How localized fields work in Pimcore

Pimcore stores translatable attributes in a separate localized-values table keyed by object ID and language, and a flat import file has to flatten that structure into one column per language. The standard pattern is a base field name plus a locale suffix, where the locale follows the IETF / Pimcore language_COUNTRY form (en_US, fr_FR, nl_NL). If a column header does not resolve to a configured locale, the importer either drops it or creates an unexpected field. If a cell is empty, Pimcore’s language fallback may substitute the default-language value at read time, which masks the gap until a customer in another market sees English text on a German storefront.

This fixer applies those same rules to your file before import. It parses headers, normalizes locale codes, builds a coverage matrix of products by language, and grades each column and row as pass, warning, or fail with a plain-language reason. It does not connect to your Pimcore instance or change your data model — it simply tells you what will break so you can fix the file first.

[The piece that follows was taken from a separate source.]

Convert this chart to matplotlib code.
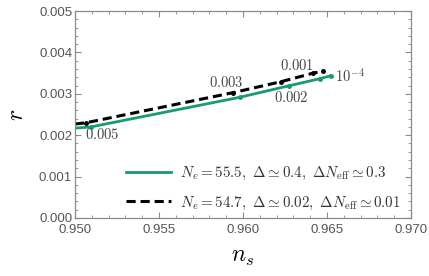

For a repeatable onboarding flow, the same coverage checks belong upstream of your PIM as part of a governed pipeline — that is what Claro’s product data onboarding and enrichment layer automates across thousands of SKUs, with provenance on every translated value.

FAQ

What are localized fields in Pimcore?

Localized fields are attributes Pimcore stores once per language rather than once per object. A single product can hold a separate name, description, or keywords value for en_US, de_DE, fr_FR, and any other configured locale. In a flat import file these become one column per language, usually with a locale suffix on the base field name.

Why do my Pimcore translations import as blank?

The usual causes are a missing or mis-named locale column, an empty cell for that language, or a locale code that does not match a configured language (for example de instead of de_DE). Pimcore may then leave the field empty or apply language fallback, so the gap is easy to miss. This tool lists the exact products and locales affected.

What is language fallback and why is it risky?

Language fallback means Pimcore returns a default-language value when a requested locale is empty. It is useful for graceful display, but during onboarding it hides untranslated content: a German storefront can show English copy that looks intentional. The fixer flags rows where non-default locales merely repeat the default value so you can tell real translations from fallbacks.

What locale format does Pimcore expect?

Pimcore uses language_COUNTRY codes such as en_US, en_GB, de_DE, and nl_NL. Mixing a bare language code with a full locale in the same file creates two separate fields. The tool normalizes and validates each header against this format and warns on inconsistencies.

Is it safe to check a confidential supplier file here?

Yes. All parsing happens in your browser and nothing is uploaded or stored. You can validate pre-release furniture, industrial, or CPG catalogs and confidential price files without sending data anywhere.